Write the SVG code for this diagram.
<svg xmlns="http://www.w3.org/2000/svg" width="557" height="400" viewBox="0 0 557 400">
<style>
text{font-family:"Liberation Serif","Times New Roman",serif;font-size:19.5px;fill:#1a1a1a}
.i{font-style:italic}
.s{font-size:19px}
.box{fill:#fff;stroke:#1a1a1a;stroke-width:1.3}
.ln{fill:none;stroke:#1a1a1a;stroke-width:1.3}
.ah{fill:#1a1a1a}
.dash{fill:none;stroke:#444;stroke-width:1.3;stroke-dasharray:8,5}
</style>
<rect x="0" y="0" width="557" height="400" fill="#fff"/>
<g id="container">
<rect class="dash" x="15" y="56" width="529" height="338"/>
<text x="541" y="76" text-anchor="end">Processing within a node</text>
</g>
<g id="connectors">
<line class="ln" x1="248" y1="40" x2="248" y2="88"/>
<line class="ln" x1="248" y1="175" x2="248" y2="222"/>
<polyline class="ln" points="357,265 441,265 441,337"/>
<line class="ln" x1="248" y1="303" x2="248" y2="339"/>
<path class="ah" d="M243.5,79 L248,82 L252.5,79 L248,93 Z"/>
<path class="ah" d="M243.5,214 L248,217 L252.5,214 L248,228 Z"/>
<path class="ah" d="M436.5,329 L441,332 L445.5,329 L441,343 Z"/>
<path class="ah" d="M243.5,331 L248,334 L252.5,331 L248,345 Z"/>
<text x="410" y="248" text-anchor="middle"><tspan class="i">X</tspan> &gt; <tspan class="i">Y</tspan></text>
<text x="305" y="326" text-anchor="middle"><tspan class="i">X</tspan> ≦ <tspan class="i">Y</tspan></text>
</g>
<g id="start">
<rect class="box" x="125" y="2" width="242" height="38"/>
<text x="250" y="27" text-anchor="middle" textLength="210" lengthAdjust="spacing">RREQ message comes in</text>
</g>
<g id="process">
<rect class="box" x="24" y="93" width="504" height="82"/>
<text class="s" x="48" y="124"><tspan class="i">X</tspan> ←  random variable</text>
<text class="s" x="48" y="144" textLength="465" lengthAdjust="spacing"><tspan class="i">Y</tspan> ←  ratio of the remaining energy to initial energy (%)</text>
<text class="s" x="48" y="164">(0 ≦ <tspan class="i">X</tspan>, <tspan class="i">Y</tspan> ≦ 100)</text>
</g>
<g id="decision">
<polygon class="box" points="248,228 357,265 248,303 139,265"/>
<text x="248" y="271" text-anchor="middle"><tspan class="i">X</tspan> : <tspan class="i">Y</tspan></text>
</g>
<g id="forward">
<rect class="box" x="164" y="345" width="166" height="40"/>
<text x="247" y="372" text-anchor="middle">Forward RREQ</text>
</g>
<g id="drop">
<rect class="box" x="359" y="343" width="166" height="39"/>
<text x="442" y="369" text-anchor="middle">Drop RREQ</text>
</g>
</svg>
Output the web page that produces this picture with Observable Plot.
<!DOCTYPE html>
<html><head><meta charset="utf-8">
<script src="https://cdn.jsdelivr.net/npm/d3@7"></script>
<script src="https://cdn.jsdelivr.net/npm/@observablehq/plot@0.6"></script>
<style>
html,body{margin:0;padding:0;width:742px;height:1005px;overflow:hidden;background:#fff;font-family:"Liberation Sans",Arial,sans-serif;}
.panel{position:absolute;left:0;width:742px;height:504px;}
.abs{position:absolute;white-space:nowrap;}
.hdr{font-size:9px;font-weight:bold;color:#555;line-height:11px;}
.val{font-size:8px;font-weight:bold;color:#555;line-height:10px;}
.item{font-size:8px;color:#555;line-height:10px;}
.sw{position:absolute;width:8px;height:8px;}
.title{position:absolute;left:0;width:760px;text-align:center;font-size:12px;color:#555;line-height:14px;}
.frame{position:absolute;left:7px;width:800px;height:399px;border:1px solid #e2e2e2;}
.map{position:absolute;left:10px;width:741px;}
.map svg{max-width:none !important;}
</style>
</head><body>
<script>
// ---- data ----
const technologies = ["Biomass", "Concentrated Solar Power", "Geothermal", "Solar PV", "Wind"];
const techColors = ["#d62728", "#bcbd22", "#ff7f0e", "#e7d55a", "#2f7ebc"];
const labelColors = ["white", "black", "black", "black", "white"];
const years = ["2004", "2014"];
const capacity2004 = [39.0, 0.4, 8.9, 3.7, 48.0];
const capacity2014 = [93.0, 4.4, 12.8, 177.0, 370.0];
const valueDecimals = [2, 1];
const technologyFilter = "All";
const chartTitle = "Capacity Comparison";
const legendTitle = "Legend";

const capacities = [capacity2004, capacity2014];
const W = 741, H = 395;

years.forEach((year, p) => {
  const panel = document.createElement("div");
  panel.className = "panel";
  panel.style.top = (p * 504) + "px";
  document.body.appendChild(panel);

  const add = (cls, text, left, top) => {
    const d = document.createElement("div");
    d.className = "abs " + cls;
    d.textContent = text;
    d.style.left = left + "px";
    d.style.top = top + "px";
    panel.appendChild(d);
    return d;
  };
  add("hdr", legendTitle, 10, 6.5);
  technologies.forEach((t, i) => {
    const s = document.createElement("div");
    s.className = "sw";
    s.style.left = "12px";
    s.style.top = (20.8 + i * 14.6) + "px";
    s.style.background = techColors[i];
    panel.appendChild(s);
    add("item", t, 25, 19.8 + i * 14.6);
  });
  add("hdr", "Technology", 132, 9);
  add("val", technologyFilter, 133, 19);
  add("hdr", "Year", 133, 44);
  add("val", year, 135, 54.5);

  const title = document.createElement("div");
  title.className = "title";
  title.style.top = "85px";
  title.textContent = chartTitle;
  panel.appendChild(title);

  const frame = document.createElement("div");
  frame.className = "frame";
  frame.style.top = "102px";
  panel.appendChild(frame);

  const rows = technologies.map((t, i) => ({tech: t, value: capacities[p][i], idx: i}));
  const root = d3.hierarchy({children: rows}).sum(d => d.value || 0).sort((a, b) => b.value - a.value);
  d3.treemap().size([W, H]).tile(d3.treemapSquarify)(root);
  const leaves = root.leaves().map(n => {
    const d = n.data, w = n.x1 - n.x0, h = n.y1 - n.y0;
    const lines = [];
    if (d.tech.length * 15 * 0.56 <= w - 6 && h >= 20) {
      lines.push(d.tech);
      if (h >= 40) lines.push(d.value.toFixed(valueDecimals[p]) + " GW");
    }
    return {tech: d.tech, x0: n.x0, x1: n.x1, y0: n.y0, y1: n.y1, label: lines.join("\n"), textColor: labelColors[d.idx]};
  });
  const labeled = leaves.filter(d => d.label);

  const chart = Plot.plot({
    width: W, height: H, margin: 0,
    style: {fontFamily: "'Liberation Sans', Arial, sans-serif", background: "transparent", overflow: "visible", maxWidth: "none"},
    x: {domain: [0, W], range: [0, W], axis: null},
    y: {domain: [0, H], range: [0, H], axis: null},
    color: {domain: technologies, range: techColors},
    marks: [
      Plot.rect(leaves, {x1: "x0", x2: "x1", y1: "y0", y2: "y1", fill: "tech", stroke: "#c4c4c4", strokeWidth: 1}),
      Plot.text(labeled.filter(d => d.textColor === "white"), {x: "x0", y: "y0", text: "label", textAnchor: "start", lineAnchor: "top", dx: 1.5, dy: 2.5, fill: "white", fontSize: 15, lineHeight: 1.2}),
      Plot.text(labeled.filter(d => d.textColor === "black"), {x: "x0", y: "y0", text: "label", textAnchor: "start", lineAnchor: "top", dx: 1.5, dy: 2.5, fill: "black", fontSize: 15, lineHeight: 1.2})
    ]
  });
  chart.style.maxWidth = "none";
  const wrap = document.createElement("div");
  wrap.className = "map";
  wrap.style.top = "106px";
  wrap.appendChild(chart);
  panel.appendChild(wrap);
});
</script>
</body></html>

__Short task__:
Every record above should be copied exactly.

__Result for this exercise__:
Write the SVG code for this diagram.
<svg xmlns="http://www.w3.org/2000/svg" width="557" height="400" viewBox="0 0 557 400">
<style>
text{font-family:"Liberation Serif","Times New Roman",serif;font-size:19.5px;fill:#1a1a1a}
.i{font-style:italic}
.s{font-size:19px}
.box{fill:#fff;stroke:#1a1a1a;stroke-width:1.3}
.ln{fill:none;stroke:#1a1a1a;stroke-width:1.3}
.ah{fill:#1a1a1a}
.dash{fill:none;stroke:#444;stroke-width:1.3;stroke-dasharray:8,5}
</style>
<rect x="0" y="0" width="557" height="400" fill="#fff"/>
<g id="container">
<rect class="dash" x="15" y="56" width="529" height="338"/>
<text x="541" y="76" text-anchor="end">Processing within a node</text>
</g>
<g id="connectors">
<line class="ln" x1="248" y1="40" x2="248" y2="88"/>
<line class="ln" x1="248" y1="175" x2="248" y2="222"/>
<polyline class="ln" points="357,265 441,265 441,337"/>
<line class="ln" x1="248" y1="303" x2="248" y2="339"/>
<path class="ah" d="M243.5,79 L248,82 L252.5,79 L248,93 Z"/>
<path class="ah" d="M243.5,214 L248,217 L252.5,214 L248,228 Z"/>
<path class="ah" d="M436.5,329 L441,332 L445.5,329 L441,343 Z"/>
<path class="ah" d="M243.5,331 L248,334 L252.5,331 L248,345 Z"/>
<text x="410" y="248" text-anchor="middle"><tspan class="i">X</tspan> &gt; <tspan class="i">Y</tspan></text>
<text x="305" y="326" text-anchor="middle"><tspan class="i">X</tspan> ≦ <tspan class="i">Y</tspan></text>
</g>
<g id="start">
<rect class="box" x="125" y="2" width="242" height="38"/>
<text x="250" y="27" text-anchor="middle" textLength="210" lengthAdjust="spacing">RREQ message comes in</text>
</g>
<g id="process">
<rect class="box" x="24" y="93" width="504" height="82"/>
<text class="s" x="48" y="124"><tspan class="i">X</tspan> ←  random variable</text>
<text class="s" x="48" y="144" textLength="465" lengthAdjust="spacing"><tspan class="i">Y</tspan> ←  ratio of the remaining energy to initial energy (%)</text>
<text class="s" x="48" y="164">(0 ≦ <tspan class="i">X</tspan>, <tspan class="i">Y</tspan> ≦ 100)</text>
</g>
<g id="decision">
<polygon class="box" points="248,228 357,265 248,303 139,265"/>
<text x="248" y="271" text-anchor="middle"><tspan class="i">X</tspan> : <tspan class="i">Y</tspan></text>
</g>
<g id="forward">
<rect class="box" x="164" y="345" width="166" height="40"/>
<text x="247" y="372" text-anchor="middle">Forward RREQ</text>
</g>
<g id="drop">
<rect class="box" x="359" y="343" width="166" height="39"/>
<text x="442" y="369" text-anchor="middle">Drop RREQ</text>
</g>
</svg>
Output the web page that produces this picture with Observable Plot.
<!DOCTYPE html>
<html><head><meta charset="utf-8">
<script src="https://cdn.jsdelivr.net/npm/d3@7"></script>
<script src="https://cdn.jsdelivr.net/npm/@observablehq/plot@0.6"></script>
<style>
html,body{margin:0;padding:0;width:742px;height:1005px;overflow:hidden;background:#fff;font-family:"Liberation Sans",Arial,sans-serif;}
.panel{position:absolute;left:0;width:742px;height:504px;}
.abs{position:absolute;white-space:nowrap;}
.hdr{font-size:9px;font-weight:bold;color:#555;line-height:11px;}
.val{font-size:8px;font-weight:bold;color:#555;line-height:10px;}
.item{font-size:8px;color:#555;line-height:10px;}
.sw{position:absolute;width:8px;height:8px;}
.title{position:absolute;left:0;width:760px;text-align:center;font-size:12px;color:#555;line-height:14px;}
.frame{position:absolute;left:7px;width:800px;height:399px;border:1px solid #e2e2e2;}
.map{position:absolute;left:10px;width:741px;}
.map svg{max-width:none !important;}
</style>
</head><body>
<script>
// ---- data ----
const technologies = ["Biomass", "Concentrated Solar Power", "Geothermal", "Solar PV", "Wind"];
const techColors = ["#d62728", "#bcbd22", "#ff7f0e", "#e7d55a", "#2f7ebc"];
const labelColors = ["white", "black", "black", "black", "white"];
const years = ["2004", "2014"];
const capacity2004 = [39.0, 0.4, 8.9, 3.7, 48.0];
const capacity2014 = [93.0, 4.4, 12.8, 177.0, 370.0];
const valueDecimals = [2, 1];
const technologyFilter = "All";
const chartTitle = "Capacity Comparison";
const legendTitle = "Legend";

const capacities = [capacity2004, capacity2014];
const W = 741, H = 395;

years.forEach((year, p) => {
  const panel = document.createElement("div");
  panel.className = "panel";
  panel.style.top = (p * 504) + "px";
  document.body.appendChild(panel);

  const add = (cls, text, left, top) => {
    const d = document.createElement("div");
    d.className = "abs " + cls;
    d.textContent = text;
    d.style.left = left + "px";
    d.style.top = top + "px";
    panel.appendChild(d);
    return d;
  };
  add("hdr", legendTitle, 10, 6.5);
  technologies.forEach((t, i) => {
    const s = document.createElement("div");
    s.className = "sw";
    s.style.left = "12px";
    s.style.top = (20.8 + i * 14.6) + "px";
    s.style.background = techColors[i];
    panel.appendChild(s);
    add("item", t, 25, 19.8 + i * 14.6);
  });
  add("hdr", "Technology", 132, 9);
  add("val", technologyFilter, 133, 19);
  add("hdr", "Year", 133, 44);
  add("val", year, 135, 54.5);

  const title = document.createElement("div");
  title.className = "title";
  title.style.top = "85px";
  title.textContent = chartTitle;
  panel.appendChild(title);

  const frame = document.createElement("div");
  frame.className = "frame";
  frame.style.top = "102px";
  panel.appendChild(frame);

  const rows = technologies.map((t, i) => ({tech: t, value: capacities[p][i], idx: i}));
  const root = d3.hierarchy({children: rows}).sum(d => d.value || 0).sort((a, b) => b.value - a.value);
  d3.treemap().size([W, H]).tile(d3.treemapSquarify)(root);
  const leaves = root.leaves().map(n => {
    const d = n.data, w = n.x1 - n.x0, h = n.y1 - n.y0;
    const lines = [];
    if (d.tech.length * 15 * 0.56 <= w - 6 && h >= 20) {
      lines.push(d.tech);
      if (h >= 40) lines.push(d.value.toFixed(valueDecimals[p]) + " GW");
    }
    return {tech: d.tech, x0: n.x0, x1: n.x1, y0: n.y0, y1: n.y1, label: lines.join("\n"), textColor: labelColors[d.idx]};
  });
  const labeled = leaves.filter(d => d.label);

  const chart = Plot.plot({
    width: W, height: H, margin: 0,
    style: {fontFamily: "'Liberation Sans', Arial, sans-serif", background: "transparent", overflow: "visible", maxWidth: "none"},
    x: {domain: [0, W], range: [0, W], axis: null},
    y: {domain: [0, H], range: [0, H], axis: null},
    color: {domain: technologies, range: techColors},
    marks: [
      Plot.rect(leaves, {x1: "x0", x2: "x1", y1: "y0", y2: "y1", fill: "tech", stroke: "#c4c4c4", strokeWidth: 1}),
      Plot.text(labeled.filter(d => d.textColor === "white"), {x: "x0", y: "y0", text: "label", textAnchor: "start", lineAnchor: "top", dx: 1.5, dy: 2.5, fill: "white", fontSize: 15, lineHeight: 1.2}),
      Plot.text(labeled.filter(d => d.textColor === "black"), {x: "x0", y: "y0", text: "label", textAnchor: "start", lineAnchor: "top", dx: 1.5, dy: 2.5, fill: "black", fontSize: 15, lineHeight: 1.2})
    ]
  });
  chart.style.maxWidth = "none";
  const wrap = document.createElement("div");
  wrap.className = "map";
  wrap.style.top = "106px";
  wrap.appendChild(chart);
  panel.appendChild(wrap);
});
</script>
</body></html>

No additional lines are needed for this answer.